-- Start of INFORMATION SUPPLIED --

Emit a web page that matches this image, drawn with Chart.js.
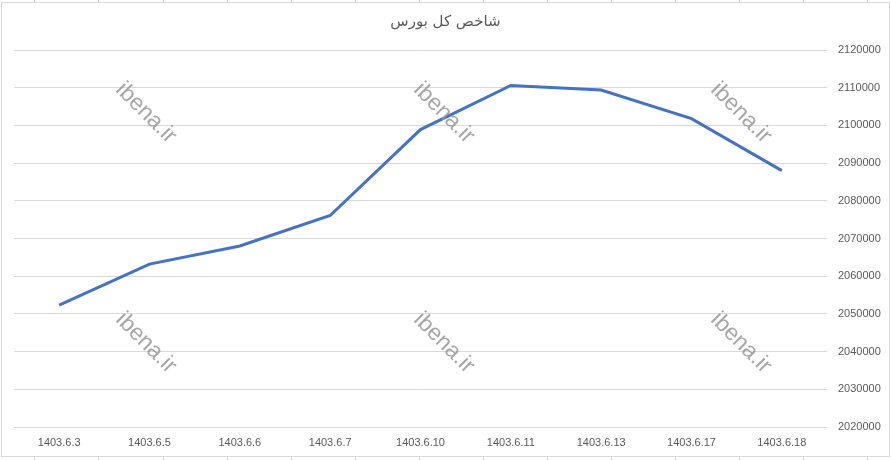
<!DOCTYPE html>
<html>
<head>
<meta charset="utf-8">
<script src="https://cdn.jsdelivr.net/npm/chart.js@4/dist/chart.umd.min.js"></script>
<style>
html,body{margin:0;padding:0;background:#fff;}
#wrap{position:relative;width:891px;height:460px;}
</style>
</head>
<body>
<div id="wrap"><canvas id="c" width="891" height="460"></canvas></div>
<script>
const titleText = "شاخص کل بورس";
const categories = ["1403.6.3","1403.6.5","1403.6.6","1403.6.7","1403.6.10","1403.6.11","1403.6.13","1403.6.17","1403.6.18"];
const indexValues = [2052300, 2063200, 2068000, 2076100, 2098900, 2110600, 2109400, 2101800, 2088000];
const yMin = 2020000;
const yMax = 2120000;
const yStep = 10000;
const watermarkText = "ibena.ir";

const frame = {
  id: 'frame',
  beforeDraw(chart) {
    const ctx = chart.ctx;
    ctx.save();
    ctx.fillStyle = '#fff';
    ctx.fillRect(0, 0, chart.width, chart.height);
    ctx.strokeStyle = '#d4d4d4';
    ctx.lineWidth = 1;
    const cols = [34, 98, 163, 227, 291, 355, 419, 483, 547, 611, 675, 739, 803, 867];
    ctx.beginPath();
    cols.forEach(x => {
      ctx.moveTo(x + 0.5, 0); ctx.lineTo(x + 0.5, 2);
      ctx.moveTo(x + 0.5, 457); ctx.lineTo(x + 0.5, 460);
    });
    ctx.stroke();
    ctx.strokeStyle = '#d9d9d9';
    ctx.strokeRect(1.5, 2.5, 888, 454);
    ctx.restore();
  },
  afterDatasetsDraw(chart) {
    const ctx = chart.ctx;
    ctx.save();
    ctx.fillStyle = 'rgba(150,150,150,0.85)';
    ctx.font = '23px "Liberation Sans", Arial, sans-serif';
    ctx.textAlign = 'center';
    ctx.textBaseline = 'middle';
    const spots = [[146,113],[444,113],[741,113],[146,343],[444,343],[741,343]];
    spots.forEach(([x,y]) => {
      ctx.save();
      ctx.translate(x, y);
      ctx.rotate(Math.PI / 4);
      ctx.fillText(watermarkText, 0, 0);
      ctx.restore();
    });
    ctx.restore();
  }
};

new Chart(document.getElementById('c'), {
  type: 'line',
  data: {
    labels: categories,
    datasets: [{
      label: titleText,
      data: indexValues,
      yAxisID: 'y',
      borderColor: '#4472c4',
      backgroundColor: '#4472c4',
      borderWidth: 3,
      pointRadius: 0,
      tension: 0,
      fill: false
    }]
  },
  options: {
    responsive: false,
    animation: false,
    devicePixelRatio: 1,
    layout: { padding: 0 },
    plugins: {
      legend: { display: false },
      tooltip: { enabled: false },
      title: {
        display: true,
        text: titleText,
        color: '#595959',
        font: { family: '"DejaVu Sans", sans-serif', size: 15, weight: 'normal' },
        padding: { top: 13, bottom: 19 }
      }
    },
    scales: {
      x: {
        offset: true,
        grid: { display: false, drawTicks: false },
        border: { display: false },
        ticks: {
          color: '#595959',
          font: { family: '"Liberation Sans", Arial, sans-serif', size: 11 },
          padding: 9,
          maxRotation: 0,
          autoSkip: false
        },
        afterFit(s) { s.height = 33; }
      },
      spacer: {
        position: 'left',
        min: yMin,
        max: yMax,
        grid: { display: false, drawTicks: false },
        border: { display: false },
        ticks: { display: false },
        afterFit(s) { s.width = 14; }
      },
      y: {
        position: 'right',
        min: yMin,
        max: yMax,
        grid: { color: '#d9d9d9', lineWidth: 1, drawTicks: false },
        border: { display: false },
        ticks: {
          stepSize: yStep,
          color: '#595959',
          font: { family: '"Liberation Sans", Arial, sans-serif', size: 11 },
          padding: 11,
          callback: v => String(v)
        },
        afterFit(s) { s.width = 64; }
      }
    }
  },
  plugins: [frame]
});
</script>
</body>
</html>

-- End of INFORMATION SUPPLIED --

PROBLEM STATEMENT:
Would you return the data exactly as written, without the pictures?

TASK OUTPUT:
Emit a web page that matches this image, drawn with Chart.js.
<!DOCTYPE html>
<html>
<head>
<meta charset="utf-8">
<script src="https://cdn.jsdelivr.net/npm/chart.js@4/dist/chart.umd.min.js"></script>
<style>
html,body{margin:0;padding:0;background:#fff;}
#wrap{position:relative;width:891px;height:460px;}
</style>
</head>
<body>
<div id="wrap"><canvas id="c" width="891" height="460"></canvas></div>
<script>
const titleText = "شاخص کل بورس";
const categories = ["1403.6.3","1403.6.5","1403.6.6","1403.6.7","1403.6.10","1403.6.11","1403.6.13","1403.6.17","1403.6.18"];
const indexValues = [2052300, 2063200, 2068000, 2076100, 2098900, 2110600, 2109400, 2101800, 2088000];
const yMin = 2020000;
const yMax = 2120000;
const yStep = 10000;
const watermarkText = "ibena.ir";

const frame = {
  id: 'frame',
  beforeDraw(chart) {
    const ctx = chart.ctx;
    ctx.save();
    ctx.fillStyle = '#fff';
    ctx.fillRect(0, 0, chart.width, chart.height);
    ctx.strokeStyle = '#d4d4d4';
    ctx.lineWidth = 1;
    const cols = [34, 98, 163, 227, 291, 355, 419, 483, 547, 611, 675, 739, 803, 867];
    ctx.beginPath();
    cols.forEach(x => {
      ctx.moveTo(x + 0.5, 0); ctx.lineTo(x + 0.5, 2);
      ctx.moveTo(x + 0.5, 457); ctx.lineTo(x + 0.5, 460);
    });
    ctx.stroke();
    ctx.strokeStyle = '#d9d9d9';
    ctx.strokeRect(1.5, 2.5, 888, 454);
    ctx.restore();
  },
  afterDatasetsDraw(chart) {
    const ctx = chart.ctx;
    ctx.save();
    ctx.fillStyle = 'rgba(150,150,150,0.85)';
    ctx.font = '23px "Liberation Sans", Arial, sans-serif';
    ctx.textAlign = 'center';
    ctx.textBaseline = 'middle';
    const spots = [[146,113],[444,113],[741,113],[146,343],[444,343],[741,343]];
    spots.forEach(([x,y]) => {
      ctx.save();
      ctx.translate(x, y);
      ctx.rotate(Math.PI / 4);
      ctx.fillText(watermarkText, 0, 0);
      ctx.restore();
    });
    ctx.restore();
  }
};

new Chart(document.getElementById('c'), {
  type: 'line',
  data: {
    labels: categories,
    datasets: [{
      label: titleText,
      data: indexValues,
      yAxisID: 'y',
      borderColor: '#4472c4',
      backgroundColor: '#4472c4',
      borderWidth: 3,
      pointRadius: 0,
      tension: 0,
      fill: false
    }]
  },
  options: {
    responsive: false,
    animation: false,
    devicePixelRatio: 1,
    layout: { padding: 0 },
    plugins: {
      legend: { display: false },
      tooltip: { enabled: false },
      title: {
        display: true,
        text: titleText,
        color: '#595959',
        font: { family: '"DejaVu Sans", sans-serif', size: 15, weight: 'normal' },
        padding: { top: 13, bottom: 19 }
      }
    },
    scales: {
      x: {
        offset: true,
        grid: { display: false, drawTicks: false },
        border: { display: false },
        ticks: {
          color: '#595959',
          font: { family: '"Liberation Sans", Arial, sans-serif', size: 11 },
          padding: 9,
          maxRotation: 0,
          autoSkip: false
        },
        afterFit(s) { s.height = 33; }
      },
      spacer: {
        position: 'left',
        min: yMin,
        max: yMax,
        grid: { display: false, drawTicks: false },
        border: { display: false },
        ticks: { display: false },
        afterFit(s) { s.width = 14; }
      },
      y: {
        position: 'right',
        min: yMin,
        max: yMax,
        grid: { color: '#d9d9d9', lineWidth: 1, drawTicks: false },
        border: { display: false },
        ticks: {
          stepSize: yStep,
          color: '#595959',
          font: { family: '"Liberation Sans", Arial, sans-serif', size: 11 },
          padding: 11,
          callback: v => String(v)
        },
        afterFit(s) { s.width = 64; }
      }
    }
  },
  plugins: [frame]
});
</script>
</body>
</html>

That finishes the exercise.